■ SET EXERCISE:
Pictures do not belong in the copy; quote every entry below exactly.

(Recorded data)
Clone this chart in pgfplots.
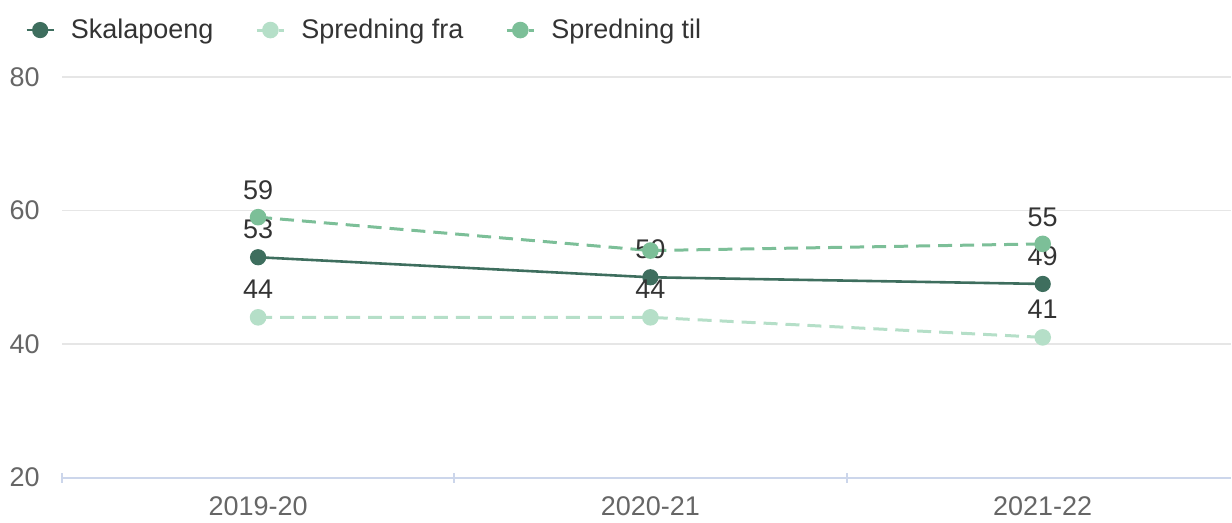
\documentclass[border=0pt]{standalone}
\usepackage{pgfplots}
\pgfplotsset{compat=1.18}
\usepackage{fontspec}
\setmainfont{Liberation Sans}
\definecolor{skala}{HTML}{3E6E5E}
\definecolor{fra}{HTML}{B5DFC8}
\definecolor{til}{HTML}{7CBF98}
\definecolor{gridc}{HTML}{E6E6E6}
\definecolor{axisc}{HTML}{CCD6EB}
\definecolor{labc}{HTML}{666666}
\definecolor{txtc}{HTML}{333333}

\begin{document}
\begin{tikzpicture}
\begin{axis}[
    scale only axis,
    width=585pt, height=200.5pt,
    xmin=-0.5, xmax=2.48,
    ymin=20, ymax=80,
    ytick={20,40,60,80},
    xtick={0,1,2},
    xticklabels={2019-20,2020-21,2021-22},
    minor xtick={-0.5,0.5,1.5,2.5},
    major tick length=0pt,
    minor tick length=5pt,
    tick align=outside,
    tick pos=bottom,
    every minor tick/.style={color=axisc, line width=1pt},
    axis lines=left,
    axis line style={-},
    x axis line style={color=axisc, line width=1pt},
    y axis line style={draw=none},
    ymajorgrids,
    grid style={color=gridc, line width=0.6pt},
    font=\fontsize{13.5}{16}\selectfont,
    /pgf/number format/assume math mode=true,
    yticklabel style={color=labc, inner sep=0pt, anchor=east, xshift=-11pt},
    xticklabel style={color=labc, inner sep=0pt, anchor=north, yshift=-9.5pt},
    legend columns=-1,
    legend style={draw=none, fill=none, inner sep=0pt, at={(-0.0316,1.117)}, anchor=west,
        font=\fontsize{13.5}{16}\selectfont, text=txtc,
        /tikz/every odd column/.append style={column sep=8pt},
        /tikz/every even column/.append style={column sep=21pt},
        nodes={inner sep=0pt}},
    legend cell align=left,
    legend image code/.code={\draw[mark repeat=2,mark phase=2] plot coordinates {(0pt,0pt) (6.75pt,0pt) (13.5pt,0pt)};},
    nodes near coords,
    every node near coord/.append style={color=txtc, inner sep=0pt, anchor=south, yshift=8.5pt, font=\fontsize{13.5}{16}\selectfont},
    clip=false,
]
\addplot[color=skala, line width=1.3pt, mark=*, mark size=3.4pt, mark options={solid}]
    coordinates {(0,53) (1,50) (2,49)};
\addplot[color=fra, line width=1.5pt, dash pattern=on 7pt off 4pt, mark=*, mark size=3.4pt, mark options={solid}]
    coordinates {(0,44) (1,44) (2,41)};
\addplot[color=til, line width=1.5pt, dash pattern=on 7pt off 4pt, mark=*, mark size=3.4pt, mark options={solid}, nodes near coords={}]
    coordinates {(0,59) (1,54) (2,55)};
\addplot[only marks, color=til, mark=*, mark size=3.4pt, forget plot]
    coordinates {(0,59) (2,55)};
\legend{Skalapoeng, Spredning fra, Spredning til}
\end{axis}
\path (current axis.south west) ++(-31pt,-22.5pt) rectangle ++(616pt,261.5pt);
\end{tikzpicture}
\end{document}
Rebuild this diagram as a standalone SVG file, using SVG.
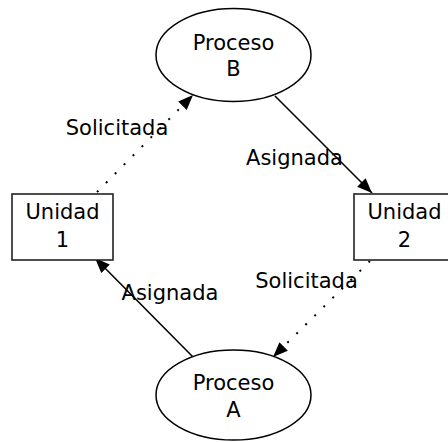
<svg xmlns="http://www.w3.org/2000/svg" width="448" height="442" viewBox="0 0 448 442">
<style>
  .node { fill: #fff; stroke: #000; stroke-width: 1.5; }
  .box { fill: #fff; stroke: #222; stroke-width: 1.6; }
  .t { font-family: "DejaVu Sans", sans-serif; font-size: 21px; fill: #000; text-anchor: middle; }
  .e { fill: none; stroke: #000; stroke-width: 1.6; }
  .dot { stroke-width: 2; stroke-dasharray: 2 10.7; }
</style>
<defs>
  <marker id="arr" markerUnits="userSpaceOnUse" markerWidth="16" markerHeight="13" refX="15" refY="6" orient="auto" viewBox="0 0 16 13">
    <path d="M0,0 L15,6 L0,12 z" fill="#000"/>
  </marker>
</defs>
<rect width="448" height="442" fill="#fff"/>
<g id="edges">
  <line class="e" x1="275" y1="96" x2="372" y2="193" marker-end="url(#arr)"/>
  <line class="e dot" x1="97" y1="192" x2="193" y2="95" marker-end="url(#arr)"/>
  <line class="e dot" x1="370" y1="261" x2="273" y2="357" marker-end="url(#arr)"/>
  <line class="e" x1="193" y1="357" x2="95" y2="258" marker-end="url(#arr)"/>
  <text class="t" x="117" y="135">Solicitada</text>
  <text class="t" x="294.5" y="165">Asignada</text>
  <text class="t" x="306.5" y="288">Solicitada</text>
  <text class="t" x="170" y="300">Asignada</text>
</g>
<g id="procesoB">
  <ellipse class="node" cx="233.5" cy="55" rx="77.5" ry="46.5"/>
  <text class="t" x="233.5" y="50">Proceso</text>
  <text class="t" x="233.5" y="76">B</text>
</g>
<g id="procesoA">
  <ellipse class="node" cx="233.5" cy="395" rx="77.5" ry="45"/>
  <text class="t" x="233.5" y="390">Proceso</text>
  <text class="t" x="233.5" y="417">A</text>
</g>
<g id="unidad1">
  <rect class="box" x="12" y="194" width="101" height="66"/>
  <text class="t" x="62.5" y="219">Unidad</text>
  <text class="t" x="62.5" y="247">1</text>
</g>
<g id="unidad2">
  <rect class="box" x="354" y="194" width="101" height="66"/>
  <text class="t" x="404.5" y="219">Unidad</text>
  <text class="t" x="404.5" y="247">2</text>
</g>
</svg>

■ EXERCISE RESPONSE:
Clone this chart in pgfplots.
\documentclass[border=0pt]{standalone}
\usepackage{pgfplots}
\pgfplotsset{compat=1.18}
\usepackage{fontspec}
\setmainfont{Liberation Sans}
\definecolor{skala}{HTML}{3E6E5E}
\definecolor{fra}{HTML}{B5DFC8}
\definecolor{til}{HTML}{7CBF98}
\definecolor{gridc}{HTML}{E6E6E6}
\definecolor{axisc}{HTML}{CCD6EB}
\definecolor{labc}{HTML}{666666}
\definecolor{txtc}{HTML}{333333}

\begin{document}
\begin{tikzpicture}
\begin{axis}[
    scale only axis,
    width=585pt, height=200.5pt,
    xmin=-0.5, xmax=2.48,
    ymin=20, ymax=80,
    ytick={20,40,60,80},
    xtick={0,1,2},
    xticklabels={2019-20,2020-21,2021-22},
    minor xtick={-0.5,0.5,1.5,2.5},
    major tick length=0pt,
    minor tick length=5pt,
    tick align=outside,
    tick pos=bottom,
    every minor tick/.style={color=axisc, line width=1pt},
    axis lines=left,
    axis line style={-},
    x axis line style={color=axisc, line width=1pt},
    y axis line style={draw=none},
    ymajorgrids,
    grid style={color=gridc, line width=0.6pt},
    font=\fontsize{13.5}{16}\selectfont,
    /pgf/number format/assume math mode=true,
    yticklabel style={color=labc, inner sep=0pt, anchor=east, xshift=-11pt},
    xticklabel style={color=labc, inner sep=0pt, anchor=north, yshift=-9.5pt},
    legend columns=-1,
    legend style={draw=none, fill=none, inner sep=0pt, at={(-0.0316,1.117)}, anchor=west,
        font=\fontsize{13.5}{16}\selectfont, text=txtc,
        /tikz/every odd column/.append style={column sep=8pt},
        /tikz/every even column/.append style={column sep=21pt},
        nodes={inner sep=0pt}},
    legend cell align=left,
    legend image code/.code={\draw[mark repeat=2,mark phase=2] plot coordinates {(0pt,0pt) (6.75pt,0pt) (13.5pt,0pt)};},
    nodes near coords,
    every node near coord/.append style={color=txtc, inner sep=0pt, anchor=south, yshift=8.5pt, font=\fontsize{13.5}{16}\selectfont},
    clip=false,
]
\addplot[color=skala, line width=1.3pt, mark=*, mark size=3.4pt, mark options={solid}]
    coordinates {(0,53) (1,50) (2,49)};
\addplot[color=fra, line width=1.5pt, dash pattern=on 7pt off 4pt, mark=*, mark size=3.4pt, mark options={solid}]
    coordinates {(0,44) (1,44) (2,41)};
\addplot[color=til, line width=1.5pt, dash pattern=on 7pt off 4pt, mark=*, mark size=3.4pt, mark options={solid}, nodes near coords={}]
    coordinates {(0,59) (1,54) (2,55)};
\addplot[only marks, color=til, mark=*, mark size=3.4pt, forget plot]
    coordinates {(0,59) (2,55)};
\legend{Skalapoeng, Spredning fra, Spredning til}
\end{axis}
\path (current axis.south west) ++(-31pt,-22.5pt) rectangle ++(616pt,261.5pt);
\end{tikzpicture}
\end{document}
Rebuild this diagram as a standalone SVG file, using SVG.
<svg xmlns="http://www.w3.org/2000/svg" width="448" height="442" viewBox="0 0 448 442">
<style>
  .node { fill: #fff; stroke: #000; stroke-width: 1.5; }
  .box { fill: #fff; stroke: #222; stroke-width: 1.6; }
  .t { font-family: "DejaVu Sans", sans-serif; font-size: 21px; fill: #000; text-anchor: middle; }
  .e { fill: none; stroke: #000; stroke-width: 1.6; }
  .dot { stroke-width: 2; stroke-dasharray: 2 10.7; }
</style>
<defs>
  <marker id="arr" markerUnits="userSpaceOnUse" markerWidth="16" markerHeight="13" refX="15" refY="6" orient="auto" viewBox="0 0 16 13">
    <path d="M0,0 L15,6 L0,12 z" fill="#000"/>
  </marker>
</defs>
<rect width="448" height="442" fill="#fff"/>
<g id="edges">
  <line class="e" x1="275" y1="96" x2="372" y2="193" marker-end="url(#arr)"/>
  <line class="e dot" x1="97" y1="192" x2="193" y2="95" marker-end="url(#arr)"/>
  <line class="e dot" x1="370" y1="261" x2="273" y2="357" marker-end="url(#arr)"/>
  <line class="e" x1="193" y1="357" x2="95" y2="258" marker-end="url(#arr)"/>
  <text class="t" x="117" y="135">Solicitada</text>
  <text class="t" x="294.5" y="165">Asignada</text>
  <text class="t" x="306.5" y="288">Solicitada</text>
  <text class="t" x="170" y="300">Asignada</text>
</g>
<g id="procesoB">
  <ellipse class="node" cx="233.5" cy="55" rx="77.5" ry="46.5"/>
  <text class="t" x="233.5" y="50">Proceso</text>
  <text class="t" x="233.5" y="76">B</text>
</g>
<g id="procesoA">
  <ellipse class="node" cx="233.5" cy="395" rx="77.5" ry="45"/>
  <text class="t" x="233.5" y="390">Proceso</text>
  <text class="t" x="233.5" y="417">A</text>
</g>
<g id="unidad1">
  <rect class="box" x="12" y="194" width="101" height="66"/>
  <text class="t" x="62.5" y="219">Unidad</text>
  <text class="t" x="62.5" y="247">1</text>
</g>
<g id="unidad2">
  <rect class="box" x="354" y="194" width="101" height="66"/>
  <text class="t" x="404.5" y="219">Unidad</text>
  <text class="t" x="404.5" y="247">2</text>
</g>
</svg>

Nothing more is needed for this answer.